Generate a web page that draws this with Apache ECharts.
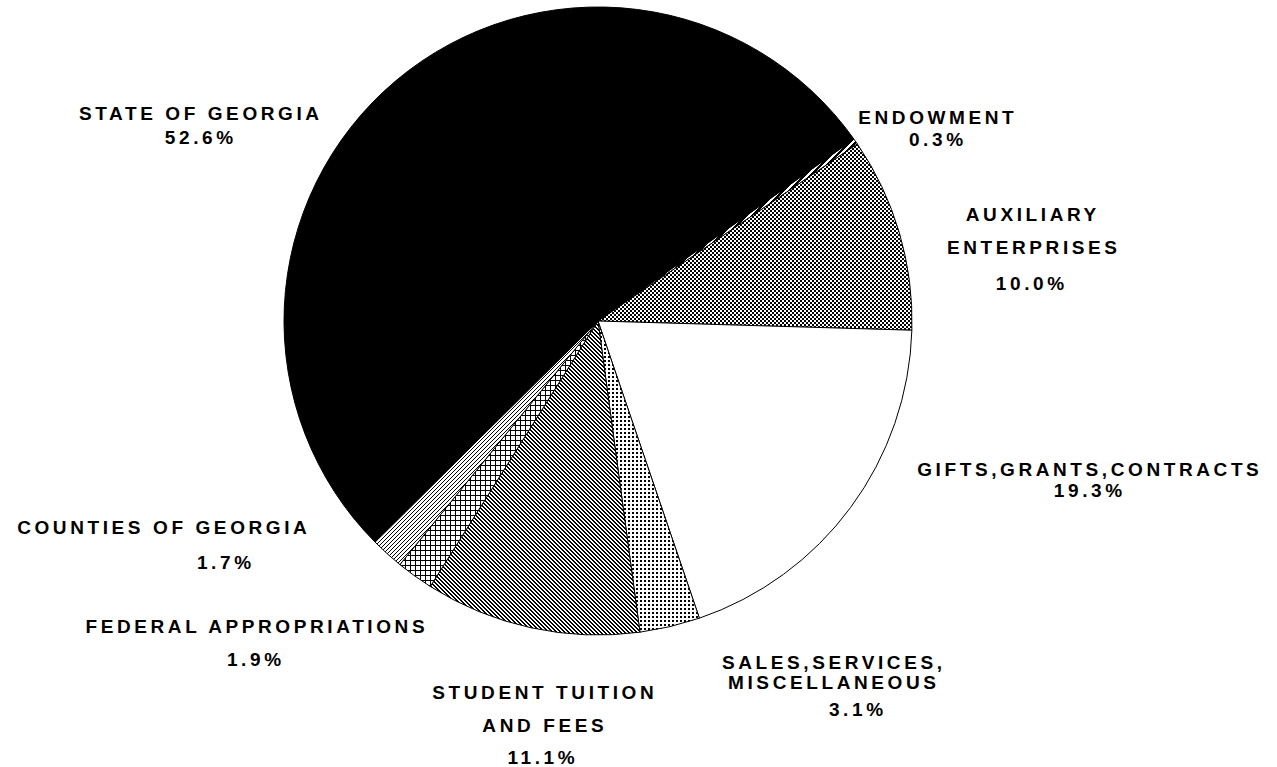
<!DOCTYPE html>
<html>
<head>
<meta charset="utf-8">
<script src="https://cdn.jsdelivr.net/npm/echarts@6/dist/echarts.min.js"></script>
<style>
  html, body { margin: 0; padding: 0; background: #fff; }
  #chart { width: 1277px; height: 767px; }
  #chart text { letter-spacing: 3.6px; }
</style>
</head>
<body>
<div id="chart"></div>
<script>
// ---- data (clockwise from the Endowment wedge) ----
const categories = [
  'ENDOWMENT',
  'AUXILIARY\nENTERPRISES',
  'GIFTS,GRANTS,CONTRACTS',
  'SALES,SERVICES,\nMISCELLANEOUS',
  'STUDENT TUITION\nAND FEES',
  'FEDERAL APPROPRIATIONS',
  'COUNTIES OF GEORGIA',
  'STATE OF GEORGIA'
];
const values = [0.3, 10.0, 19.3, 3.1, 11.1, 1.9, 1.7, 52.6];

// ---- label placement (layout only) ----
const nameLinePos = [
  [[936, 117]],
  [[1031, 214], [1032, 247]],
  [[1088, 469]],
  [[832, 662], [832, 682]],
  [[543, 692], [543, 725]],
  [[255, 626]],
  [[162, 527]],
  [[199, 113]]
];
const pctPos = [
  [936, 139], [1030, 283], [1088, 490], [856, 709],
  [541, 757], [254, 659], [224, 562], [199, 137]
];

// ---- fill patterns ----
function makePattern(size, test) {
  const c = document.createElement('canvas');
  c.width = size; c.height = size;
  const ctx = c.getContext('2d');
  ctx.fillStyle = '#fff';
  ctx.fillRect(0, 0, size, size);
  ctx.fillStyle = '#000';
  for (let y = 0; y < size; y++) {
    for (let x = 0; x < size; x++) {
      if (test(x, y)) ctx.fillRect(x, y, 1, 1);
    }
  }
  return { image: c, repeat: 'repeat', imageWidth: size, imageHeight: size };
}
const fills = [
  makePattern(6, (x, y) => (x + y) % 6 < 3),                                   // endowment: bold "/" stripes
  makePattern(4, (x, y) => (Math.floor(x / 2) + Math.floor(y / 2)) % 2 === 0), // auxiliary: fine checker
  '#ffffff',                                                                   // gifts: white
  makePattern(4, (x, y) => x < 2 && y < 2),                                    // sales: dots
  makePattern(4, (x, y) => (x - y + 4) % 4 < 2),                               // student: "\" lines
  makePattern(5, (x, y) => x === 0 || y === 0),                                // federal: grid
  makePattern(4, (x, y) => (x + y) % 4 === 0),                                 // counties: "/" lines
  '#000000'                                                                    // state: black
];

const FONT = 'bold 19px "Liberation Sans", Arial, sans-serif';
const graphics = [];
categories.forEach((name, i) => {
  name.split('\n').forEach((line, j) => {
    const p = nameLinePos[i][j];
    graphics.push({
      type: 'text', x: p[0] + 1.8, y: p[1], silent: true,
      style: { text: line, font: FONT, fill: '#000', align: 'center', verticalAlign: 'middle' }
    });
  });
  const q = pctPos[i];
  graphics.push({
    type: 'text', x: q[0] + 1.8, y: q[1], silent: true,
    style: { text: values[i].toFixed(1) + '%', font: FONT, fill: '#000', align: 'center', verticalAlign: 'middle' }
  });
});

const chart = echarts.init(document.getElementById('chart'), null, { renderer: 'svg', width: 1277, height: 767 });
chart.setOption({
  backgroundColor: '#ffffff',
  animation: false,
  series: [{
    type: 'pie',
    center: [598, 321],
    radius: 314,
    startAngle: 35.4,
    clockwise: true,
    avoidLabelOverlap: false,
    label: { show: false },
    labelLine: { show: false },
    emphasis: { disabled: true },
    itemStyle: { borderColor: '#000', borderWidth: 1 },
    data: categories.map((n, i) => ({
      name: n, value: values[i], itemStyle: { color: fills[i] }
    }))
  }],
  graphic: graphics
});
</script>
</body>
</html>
********
**EXERCISE OBJECTIVE:**
Take the lines from the start of the material to the line with "const values = [0.3, 10.0, 19.3, 3.1, 11.1, 1.9, 1.7, 52.6];", both included, and transcribe them exactly without the pictures.

**TASK OUTPUT:**
Generate a web page that draws this with Apache ECharts.
<!DOCTYPE html>
<html>
<head>
<meta charset="utf-8">
<script src="https://cdn.jsdelivr.net/npm/echarts@6/dist/echarts.min.js"></script>
<style>
  html, body { margin: 0; padding: 0; background: #fff; }
  #chart { width: 1277px; height: 767px; }
  #chart text { letter-spacing: 3.6px; }
</style>
</head>
<body>
<div id="chart"></div>
<script>
// ---- data (clockwise from the Endowment wedge) ----
const categories = [
  'ENDOWMENT',
  'AUXILIARY\nENTERPRISES',
  'GIFTS,GRANTS,CONTRACTS',
  'SALES,SERVICES,\nMISCELLANEOUS',
  'STUDENT TUITION\nAND FEES',
  'FEDERAL APPROPRIATIONS',
  'COUNTIES OF GEORGIA',
  'STATE OF GEORGIA'
];
const values = [0.3, 10.0, 19.3, 3.1, 11.1, 1.9, 1.7, 52.6];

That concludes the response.